18      Our independent review of the record persuades us that there is a basis for the circuit court to exercise its discretion to conclude that extraordinary circumstances existed to grant relief to LMJ Imaging from the default judgment.  We also conclude that each of the five interest of justice factors outlined in Miller is satisfied:  (1) the default judgment entered against LMJ Imaging was not the result of a conscientious, deliberate, and well-informed choice; (2) LMJ Imaging did not receive effective assistance of counsel, as evidenced by its counsel’s failure to timely respond to GE Healthcare’s complaint; (3) there has been no judicial consideration of the specific merits of GE Healthcare’s claim and the public interest in having judicial consideration of the merits outweighs the policy supporting the finality of judgments;[3] (4) LMJ Imaging has a meritorious defense to GE Healthcare’s claim stemming from its issues with the MRI machine; and
(5) it was not inequitable to GE Healthcare to set aside the default judgment because it should never have been in the position to receive it.  On this last point, we agree with the circuit court that the parties’ dispute should have been submitted to arbitration and that GE Healthcare inappropriately filed its case in the court.

19      Finally, GE Healthcare submits that, even if the parties’ dispute was subject to arbitration, the circuit court should not have dismissed the matter.  On this last issue, we agree with GE Healthcare.  Under Wis. Stat. § 788.02, the dismissal of GE Healthcare’s complaint was inappropriate because that statute calls for the circuit court to stay an action pending arbitration rather than dismiss it.  Accordingly, we reverse the portion of the order dismissing GE Healthcare’s action against LMJ Imaging.

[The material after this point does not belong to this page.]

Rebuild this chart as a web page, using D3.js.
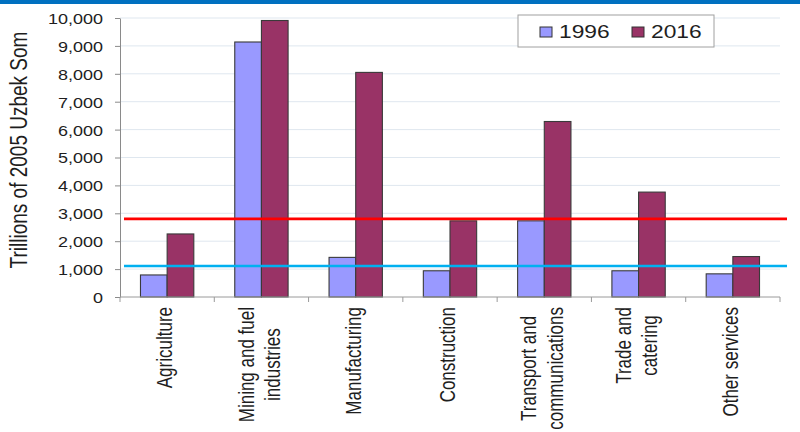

            By the Court.—Order affirmed in part and reversed in part.

            This opinion will not be published.  See Wis. Stat. Rule 809.23(1)(b)5.

 

 


 



[1]  All references to the Wisconsin Statues are to the 2011-12 version.

[2]  GE Healthcare also maintains that LMJ Imaging did not establish “excusable neglect” under Wis. Stat. § 806.07(1)(a).  Because the circuit court did not find “excusable neglect” in this case, and because LMJ Imaging does not argue on appeal that its failure to timely respond to GE Healthcare’s complaint was the result of “excusable neglect,” we do not address this issue further.

[3]  In examining this factor, we are mindful of the fact that appellate courts regard default judgments with particular disfavor.  See, e.g., Miller v. Hanover Ins. Co., 2010 WI 75, ¶31, 326 Wis. 2d 640, 785 N.W.2d 493.